Pourquoi donc Habib Bourguiba s’est-il acharné contre Tahar Ben Ammar et poursuivi de sa vindicte en l’occultant de l’histoire de Tunisie ? Et il est allé jusqu’à étouffer la nouvelle de son décès, chose qui a ému les plus grandes figures du Bourguibisme. Inadmissible et regrettable. Quand l’Etat traîne dans la boue ses fondateurs, le parcours démocratique déraille. Cependant, Tahar Ben Ammar, malgré la tentative de disgrâce qui est allée jusqu’à remplacer son nom par celui de Bourguiba sur les photos officielles de signature de l’acte d’indépendance, a gardé foi en son pays, ne s’est pas renié, et aux moments les plus sombres, a usé d’humour noir. Au moment de son arrestation, l’officier de police, par respect, lui a passé la menotte à sa main gauche et celui-ci de lui indiquer de la lui passer à la main droite “celle-là même avec laquelle j’ai signé l’acte d’indépendance“. Quelques années plus tard, comme pris de remords, le président Bourguiba a reçu Tahar Ben Ammar et lui fit le baisemain à l’endroit de « Cette main honorable qui a signé l’indépendance de la Tunisie ».

Comment remonter les faits à présent que l’histoire s’éloigne et que par devoir il convient de la rectifier ?

Réintégrer Tahar Ben Ammar à la place qui lui revient

Chedly Ben Ammar, fils de feu Tahar Ben Ammar et benjamin de la fratrie, a, de sa propre main, écrit un ouvrage intitulé “Tahar Ben Ammar, le combat d’un homme, le destin d’un peuple“. Il l’a initialement publié en langue arabe, ensuite il l’a personnellement traduit en langue française. Exploit de sadikien, me diriez-vous, institution historique du bilinguisme. Le fils, habité par la probité se son père, a tout bonnement repris le cours chronologique du mouvement de libération nationale.

Ce livre est un manuel d’histoire authentique de la libération nationale. Chedly Ben Ammar, avec sérénité et beaucoup de discernement mais également de sincérité, donnait à son père ce qui lui revient et à Bourguiba ce qui lui appartient.

Il convient de signaler que la présentation publique de l’ouvrage s’est faite en présence des figures les plus inconditionnelles du Bourguibisme. Chedly a eu la grâce de les convier à cette cérémonie et toutes lui ont témoigné l’amitié de s’y rendre. Aucune contestation n’a été soulevée quant à l’authenticité du contenu du livre lequel a même été bien accueilli. Et par conséquent, tout le discrédit dont Bourguiba a voulu couvrir Tahar Ben Ammar est contesté par le premier cercle Bourguiba. Et toute cette manœuvre apparaît comme le résultat d’une revanche bourguibienne, bien mesquine et qui n’est pas du tout assumée par son entourage.

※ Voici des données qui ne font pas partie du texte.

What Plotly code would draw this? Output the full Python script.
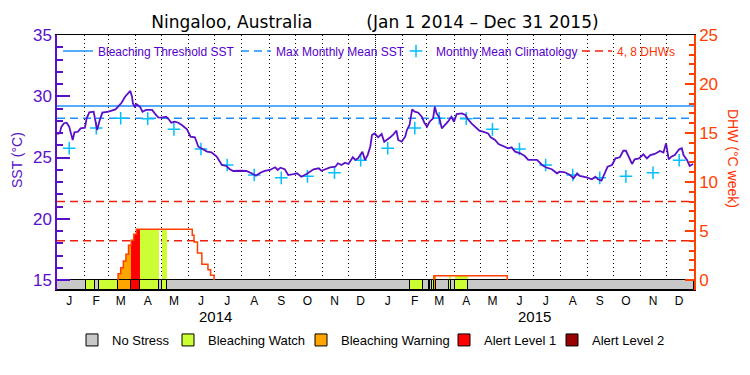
import pandas as pd
import plotly.graph_objects as go

# ---------------- data ----------------
PERIOD = ["2014-01-01", "2016-01-01"]

# daily SST: day offset from 2014-01-01 and value (deg C)
sst_day = [0, 3, 5, 8, 11, 14, 16, 18, 20, 24, 27, 32, 34, 37, 42, 44, 46, 49, 52, 59,
           67, 70, 74, 78, 82, 84, 86, 87, 89, 91, 95, 98, 102, 109, 112, 116, 120, 125, 128, 131,
           135, 139, 143, 149, 153, 158, 162, 167, 172, 177, 183, 189, 194, 198, 202, 210, 217, 223, 228, 233,
           238, 244, 250, 253, 256, 261, 265, 271, 275, 280, 286, 294, 300, 303, 309, 313, 319, 322, 326, 330,
           334, 339, 342, 345, 350, 353, 356, 359, 361, 364, 368, 372, 375, 378, 382, 385, 389, 391, 395, 399,
           401, 404, 407, 410, 414, 418, 421, 424, 427, 431, 433, 435, 438, 441, 445, 448, 452, 455, 458, 464,
           468, 471, 475, 479, 484, 489, 494, 497, 502, 506, 512, 517, 521, 525, 531, 536, 540, 550, 556, 560,
           567, 573, 576, 582, 588, 592, 596, 599, 607, 613, 617, 620, 624, 628, 631, 636, 640, 645, 649, 652,
           655, 659, 662, 667, 672, 676, 680, 685, 691, 695, 698, 701, 704, 708, 713, 716, 718, 722, 725, 729]
sst_val = [26.92, 26.97, 27.50, 27.80, 27.84, 27.50, 26.97, 26.43, 27.06, 27.10, 27.38, 27.43, 28.20, 28.69, 28.74, 27.92, 27.24, 28.06, 28.66, 28.74,
           28.93, 29.15, 29.47, 29.96, 30.32, 30.43, 29.96, 29.42, 29.15, 29.34, 29.15, 28.74, 28.88, 28.88, 28.60, 28.28, 28.25, 28.33, 28.12, 27.84,
           27.92, 27.84, 27.65, 27.30, 26.70, 26.65, 25.88, 25.67, 25.48, 25.42, 25.07, 24.39, 24.31, 24.04, 23.90, 23.92, 23.90, 23.71, 23.51, 23.76,
           23.90, 23.98, 24.20, 23.98, 24.17, 24.04, 23.57, 23.65, 23.71, 23.43, 23.65, 24.04, 24.12, 23.92, 24.06, 24.20, 24.25, 24.53, 24.39, 24.58,
           24.47, 25.02, 24.80, 24.93, 25.47, 24.80, 25.20, 25.88, 26.84, 26.97, 26.65, 26.92, 26.29, 26.43, 26.65, 26.84, 27.19, 26.43, 26.29, 26.70,
           27.24, 27.65, 28.93, 28.74, 28.66, 28.33, 27.84, 27.51, 27.92, 28.20, 29.15, 28.60, 28.28, 27.38, 27.65, 27.92, 28.33, 27.92, 28.55, 28.60,
           28.47, 28.12, 27.79, 27.51, 27.19, 27.10, 26.97, 26.65, 26.43, 26.10, 25.94, 25.75, 25.83, 25.48, 25.34, 25.12, 24.80, 24.80, 24.39, 24.20,
           24.04, 23.71, 23.84, 23.79, 23.57, 23.30, 23.71, 23.49, 23.38, 23.22, 23.43, 23.22, 23.11, 23.71, 24.25, 24.39, 24.93, 25.02, 25.55, 25.55,
           25.07, 24.47, 24.85, 24.93, 25.26, 24.93, 25.20, 25.29, 25.53, 25.40, 26.16, 24.85, 25.07, 25.20, 25.67, 25.75, 25.20, 24.80, 24.31, 24.47]

# monthly mean climatology (mid-month)
clim_dates = ["2014-01-15", "2014-02-15", "2014-03-15", "2014-04-15", "2014-05-15", "2014-06-15",
              "2014-07-15", "2014-08-15", "2014-09-15", "2014-10-15", "2014-11-15", "2014-12-15",
              "2015-01-15", "2015-02-15", "2015-03-15", "2015-04-15", "2015-05-15", "2015-06-15",
              "2015-07-15", "2015-08-15", "2015-09-15", "2015-10-15", "2015-11-15", "2015-12-15"]
clim_vals = [25.75, 27.40, 28.20, 28.17, 27.30, 25.70, 24.39, 23.57, 23.34, 23.46, 23.76, 24.77,
             25.75, 27.40, 28.20, 28.17, 27.30, 25.70, 24.39, 23.57, 23.34, 23.46, 23.76, 24.77]

MMM = 28.2
BLEACHING_THRESHOLD = 29.2
DHW_LEVELS = [4, 8]

# degree heating weeks (step values)
dhw_date = ["2014-03-12", "2014-03-12", "2014-03-15", "2014-03-18", "2014-03-21", "2014-03-24",
            "2014-03-27", "2014-03-30", "2014-04-02", "2014-06-05", "2014-06-07", "2014-06-11",
            "2014-06-16", "2014-06-23", "2014-06-26", "2014-06-30",
            "2015-03-09", "2015-03-09", "2015-06-01"]
dhw_val = [0, 0.65, 1.26, 1.94, 2.62, 3.54, 4.05, 4.66, 5.17, 4.56, 3.88, 2.76,
           1.60, 1.05, 0.48, 0,
           0, 0.44, 0]

# bleaching alert status (everything else is "No Stress")
status_start = ["2014-02-03", "2014-02-18", "2014-03-12", "2014-03-27", "2014-04-06", "2014-05-01",
                "2015-02-10", "2015-03-03", "2015-03-07", "2015-03-09", "2015-03-26", "2015-04-02"]
status_end = ["2014-02-13", "2014-03-12", "2014-03-27", "2014-04-06", "2014-04-28", "2014-05-07",
              "2015-02-24", "2015-03-05", "2015-03-09", "2015-03-11", "2015-03-29", "2015-04-17"]
status_level = ["Bleaching Watch", "Bleaching Watch", "Bleaching Warning", "Alert Level 1", "Bleaching Watch", "Bleaching Watch",
                "Bleaching Watch", "Bleaching Watch", "Bleaching Watch", "Bleaching Warning", "Bleaching Watch", "Bleaching Watch"]

status_names = ["No Stress", "Bleaching Watch", "Bleaching Warning", "Alert Level 1", "Alert Level 2"]
status_colors = ["#C8C8C8", "#CCFF33", "#FFA500", "#FF0000", "#990000"]

month_letters = ["J", "F", "M", "A", "M", "J", "J", "A", "S", "O", "N", "D",
                 "J", "F", "M", "A", "M", "J", "J", "A", "S", "O", "N", "D"]
year_labels = ["2014", "2015"]
year_mid = ["2014-07-02", "2015-07-02"]
year_boundaries = ["2015-01-01"]

# ---------------- styling ----------------
FONT = "Liberation Sans"
PURPLE = "#5A10C8"
ORANGE = "#FF4000"
BLUE = "#1E90FF"
CYAN = "#00BFFF"
DHW_RED = "#F02010"

SST_RANGE = [14.1837, 35]
DHW_RANGE = [-1.0204, 25]
PLOT_L, PLOT_W, PLOT_B, PLOT_H = 57, 637, 290, 255


def px_x(px):
    return (px - PLOT_L) / PLOT_W


def px_y(py):
    return (PLOT_B - py) / PLOT_H


color_of = dict(zip(status_names, status_colors))

fig = go.Figure()

# threshold lines / legend items (top legend row)
fig.add_trace(go.Scatter(x=PERIOD, y=[BLEACHING_THRESHOLD] * 2, mode="lines",
                         line=dict(color=BLUE, width=1.5), name="Bleaching Threshold SST",
                         legend="legend"))
fig.add_trace(go.Scatter(x=PERIOD, y=[MMM] * 2, mode="lines",
                         line=dict(color=BLUE, width=1.5, dash="8px,5px"), name="Max Monthly Mean SST",
                         legend="legend2"))
fig.add_trace(go.Scatter(x=pd.to_datetime(clim_dates), y=clim_vals, mode="markers",
                         marker=dict(symbol="cross-thin", size=9, line=dict(color=CYAN, width=1.5)),
                         name="Monthly Mean Climatology", legend="legend3"))
fig.add_trace(go.Scatter(x=[None], y=[None], mode="lines", yaxis="y2",
                         line=dict(color=DHW_RED, width=1.5, dash="8px,5px"),
                         name='<span style="color:#FF3300">4, 8 DHWs</span>', legend="legend4"))

# SST line
sst_dates = pd.Timestamp(PERIOD[0]) + pd.to_timedelta(sst_day, unit="D")
fig.add_trace(go.Scatter(x=sst_dates, y=sst_val, mode="lines",
                         line=dict(color=PURPLE, width=1.8), showlegend=False, hoverinfo="skip"))

# DHW fill coloured by alert status
st_s = pd.to_datetime(status_start)
st_e = pd.to_datetime(status_end)
dd = pd.to_datetime(dhw_date)
fill = {n: dict(x=[], w=[], y=[]) for n in status_names}
for i in range(len(dd) - 1):
    if dhw_val[i] <= 0 or dd[i + 1] <= dd[i]:
        continue
    for s, e, lv in zip(st_s, st_e, status_level):
        a, b = max(s, dd[i]), min(e, dd[i + 1])
        if b > a:
            fill[lv]["x"].append(a + (b - a) / 2)
            fill[lv]["w"].append((b - a).total_seconds() * 1000)
            fill[lv]["y"].append(dhw_val[i])
for n in status_names:
    if fill[n]["x"]:
        fig.add_trace(go.Bar(x=fill[n]["x"], y=fill[n]["y"], width=fill[n]["w"], base=0,
                             marker=dict(color=color_of[n], line=dict(width=0)),
                             yaxis="y2", showlegend=False, hoverinfo="skip"))

# DHW outline
lx, ly = [], []
for i, (d, v) in enumerate(zip(dd, dhw_val)):
    lx.append(d)
    ly.append(v)
    if v == 0 and i > 0 and dhw_val[i - 1] > 0:
        lx.append(None)
        ly.append(None)
fig.add_trace(go.Scatter(x=lx, y=ly, mode="lines", line=dict(color=ORANGE, width=1.5, shape="hv"),
                         yaxis="y2", showlegend=False, hoverinfo="skip", connectgaps=False))

# status bar (each category in its own bottom legend)
status_legends = ["legend5", "legend6", "legend7", "legend8", "legend9"]
p0, p1 = pd.Timestamp(PERIOD[0]), pd.Timestamp(PERIOD[1])
bar_h = -DHW_RANGE[0]
fig.add_trace(go.Bar(x=[p0 + (p1 - p0) / 2], y=[bar_h], base=DHW_RANGE[0],
                     width=[(p1 - p0).total_seconds() * 1000],
                     marker=dict(color=color_of["No Stress"], line=dict(color="black", width=1)),
                     name="No Stress", legend=status_legends[0], yaxis="y2", hoverinfo="skip"))
for n, lg in zip(status_names[1:], status_legends[1:]):
    xs, ws = [], []
    for s, e, lv in zip(st_s, st_e, status_level):
        if lv == n:
            xs.append(s + (e - s) / 2)
            ws.append((e - s).total_seconds() * 1000)
    fig.add_trace(go.Bar(x=xs if xs else [None], y=[bar_h] * len(xs) if xs else [None],
                         base=DHW_RANGE[0], width=ws if ws else None,
                         marker=dict(color=color_of[n], line=dict(color="black", width=1)),
                         name=n, legend=lg, yaxis="y2", hoverinfo="skip"))

# 4 and 8 DHW reference lines
for lv in DHW_LEVELS:
    fig.add_shape(type="line", xref="x", yref="y2", x0=PERIOD[0], x1=PERIOD[1], y0=lv, y1=lv,
                  line=dict(color=DHW_RED, width=1.5, dash="8px,5px"), layer="below")
for yb in year_boundaries:
    fig.add_shape(type="line", xref="x", yref="y2", x0=yb, x1=yb, y0=0, y1=DHW_RANGE[1],
                  line=dict(color="black", width=1, dash="1px,1px"), layer="below")

month_starts = pd.date_range(PERIOD[0], PERIOD[1], freq="MS")
month_mid = month_starts[:-1] + pd.Timedelta(days=14)

legend_common = dict(orientation="h", xanchor="left", yanchor="middle", bgcolor="rgba(0,0,0,0)",
                     borderwidth=0)
top_font = dict(family=FONT, size=12, color="#5500CC")
bot_font = dict(family=FONT, size=13, color="black")
top_origins = [58, 236, 396, 577]
bot_origins = [72, 168, 301, 444, 552]
legends = {}
for k, ox in zip(["legend", "legend2", "legend3", "legend4"], top_origins):
    legends[k] = dict(legend_common, x=px_x(ox), y=px_y(51), font=top_font)
for k, ox in zip(status_legends, bot_origins):
    legends[k] = dict(legend_common, x=px_x(ox), y=px_y(340), font=bot_font)

fig.update_layout(
    width=750, height=375,
    margin=dict(l=57, r=56, t=35, b=85, autoexpand=False),
    plot_bgcolor="white", paper_bgcolor="white",
    barmode="overlay", bargap=0,
    font=dict(family=FONT, size=12, color="black"),
    title=dict(text="Ningaloo, Australia" + "\u00a0" * 10 + "(Jan 1 2014 \u2013 Dec 31 2015)",
               x=0.5, xanchor="center", y=1 - 22 / 375, yanchor="middle",
               font=dict(family="DejaVu Sans", size=17, color="black")),
    showlegend=True,
    xaxis=dict(type="date", range=PERIOD, showline=True, mirror=True, linecolor="black", linewidth=1,
               showgrid=False, zeroline=False, tickmode="array", tickvals=month_mid, ticktext=month_letters,
               ticks="", tickfont=dict(size=12, color="black"), automargin=False,
               minor=dict(tickvals=month_starts, showgrid=True, gridcolor="black", gridwidth=1,
                          griddash="1px,3px", ticks="")),
    yaxis=dict(range=SST_RANGE, side="left", showline=True, linecolor=PURPLE, linewidth=1.5,
               showgrid=False, zeroline=False, tickmode="array", tickvals=[15, 20, 25, 30, 35],
               ticks="inside", ticklen=13, tickwidth=1.5, tickcolor=PURPLE,
               tickfont=dict(size=17, color=PURPLE), automargin=False,
               minor=dict(tickvals=list(range(16, 35)), ticks="inside", ticklen=6, tickwidth=1.5,
                          tickcolor=PURPLE, showgrid=False)),
    yaxis2=dict(range=DHW_RANGE, overlaying="y", side="right", showline=True, linecolor=ORANGE,
                linewidth=1.5, showgrid=False, zeroline=False, tickmode="array",
                tickvals=[0, 5, 10, 15, 20, 25], ticks="inside", ticklen=9, tickwidth=1.5,
                tickcolor=ORANGE, tickfont=dict(size=17, color=ORANGE), automargin=False,
                minor=dict(tickvals=list(range(1, 25)), ticks="inside", ticklen=5, tickwidth=1.5,
                           tickcolor=ORANGE, showgrid=False)),
    **legends,
)

for lab, xm in zip(year_labels, year_mid):
    fig.add_annotation(text=lab, x=xm, xref="x", y=px_y(316), yref="paper", showarrow=False,
                       font=dict(family=FONT, size=15, color="black"), xanchor="center", yanchor="middle")
fig.add_annotation(text="SST (\u00b0C)", x=px_x(17), xref="paper", y=px_y(160), yref="paper",
                   showarrow=False, textangle=-90, xanchor="center", yanchor="middle",
                   font=dict(family=FONT, size=14, color=PURPLE))
fig.add_annotation(text="DHW (\u00b0C week)", x=px_x(733), xref="paper", y=px_y(158), yref="paper",
                   showarrow=False, textangle=90, xanchor="center", yanchor="middle",
                   font=dict(family=FONT, size=14, color="#FF3300"))

fig.write_html("out.html", config={"displayModeBar": False},
               post_script="document.body.style.margin='0px';")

Joli retour de l’histoire, car Chedly Ben Ammar aurait majestueusement lavé l’honneur de son père victime d’une fourberie manigancée par Bourguiba seul et qui affaiblit sa légende.

Quoi qu’il en soit, le souvenir de Tahar Ben Ammar est indélébile et inséparable de cette circonstance historique d’entre toutes qu’est l’indépendance de la Tunisie. La mémoire populaire retient toujours la part de vérité. Cependant, il faudrait que l’Histoire officielle soit réajustée et cela commence par une écriture authentique du récit de la lutte nationale et la régularisation des manuels scolaires d’histoire, en conséquence. La deuxième République sortirait grandie en actant l’opération.